Variance commentary, not raw tables

The single largest quality difference between a mediocre pack and a good one is what surrounds the numbers.

A mediocre pack shows a table. Revenue: $4.2M against a $4.6M plan. Red cell. The board sees the red, doesn't know why, and asks. Now you're answering live, defensively, in a room where being caught flat-footed on your own numbers is the fastest way to lose the room's confidence.

A good pack shows the same $4.2M and, beside it, one sentence: two enterprise deals worth $500K slipped from March to April; both have since closed; underlying new-logo velocity was on plan. The red cell is still there. But now it's explained, and the board moves on.

Variance commentary is the finance leader's actual value-add. Anyone can export a table. The judgment — knowing which variances matter, which are noise, and what each one implies for the forecast — is the work. A pack that's all tables and no commentary is a pack that hasn't done that work, and directors can tell.

This is also where the shift in the role shows up.

From data compiler to strategic narrator

The finance leader who assembles the pack from exports is a data compiler. The one who builds it around an argument is a strategic narrator. The board can tell which one it's dealing with within the first two slides.

McKinsey has tracked the expansion of the CFO mandate for years — the role has moved from stewardship of the numbers to co-ownership of strategy. The board deck is where that shift is most visible. A compiler presents what happened. A narrator explains what it means and what the company should do about it.

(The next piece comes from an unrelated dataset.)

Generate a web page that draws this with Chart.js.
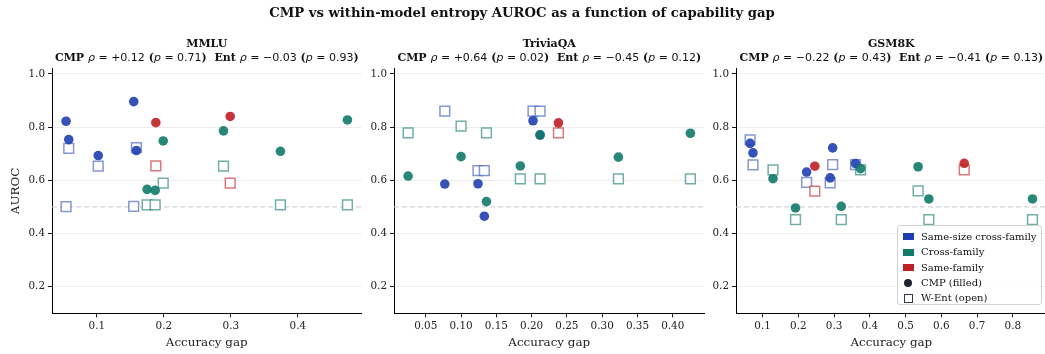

The narrator's deck reads as a point of view. It doesn't hide behind the numbers; it uses them to make a case. Here's what the quarter tells us, here's what we think it means for the plan, here's the decision it forces. That's a document a board can engage with. A pile of charts is not.

Making that shift is partly a matter of how you prepare before the meeting even starts — the narrator has already socialized the hard numbers with the lead director, so the meeting confirms a story rather than reacting to a surprise.

One explicit ask per meeting

A board meeting without an ask is a status update. The finance leader who runs the pack should walk in with exactly one thing they want from the room — a decision, an approval, a judgment call the board is better positioned to make.

Approve the revised hiring plan. Weigh in on whether we push the raise to Q3 or start now. Sign off on the pricing change. One ask, stated plainly, on its own slide, so the board knows what its job is in the meeting.

More than one ask dilutes all of them. Zero asks tells the board you didn't need them there. The operating discipline of a single, clear ask is what turns a reporting ritual into a governance function.

The stale-export problem

Here is the pattern underneath every failure mode above. The packs that fail are the ones assembled from stale exports refreshed the night before — a CSV from the billing system, a screenshot from the BI dashboard, a pipeline pull that was already a week old when it was pulled.

When the underlying numbers aren't ones the team already trusts, the deck becomes an exercise in reconciliation under time pressure. You're not narrating; you're verifying. And verification the night before a board meeting is where errors enter — the retention number that doesn't tie to the cohort table, the burn figure that predates the last payroll run.

The finance leaders who write clean, confident packs are working from numbers that are already live and already trusted before deck season starts. The commentary flows because the data isn't in question. Whether that comes from a well-maintained model, a warehouse the team actually queries, or a platform that keeps the operating numbers current rather than exported once a month, the point is the same: the deck is downstream of the numbers, and the numbers should be settled long before the deck is due.

Read more on closing the gap between the last export and the live number.

A good board deck is not forty slides done well. It's twelve slides that answer three questions, built on numbers the team already trusts, ending in one clear ask. The rest is appendix.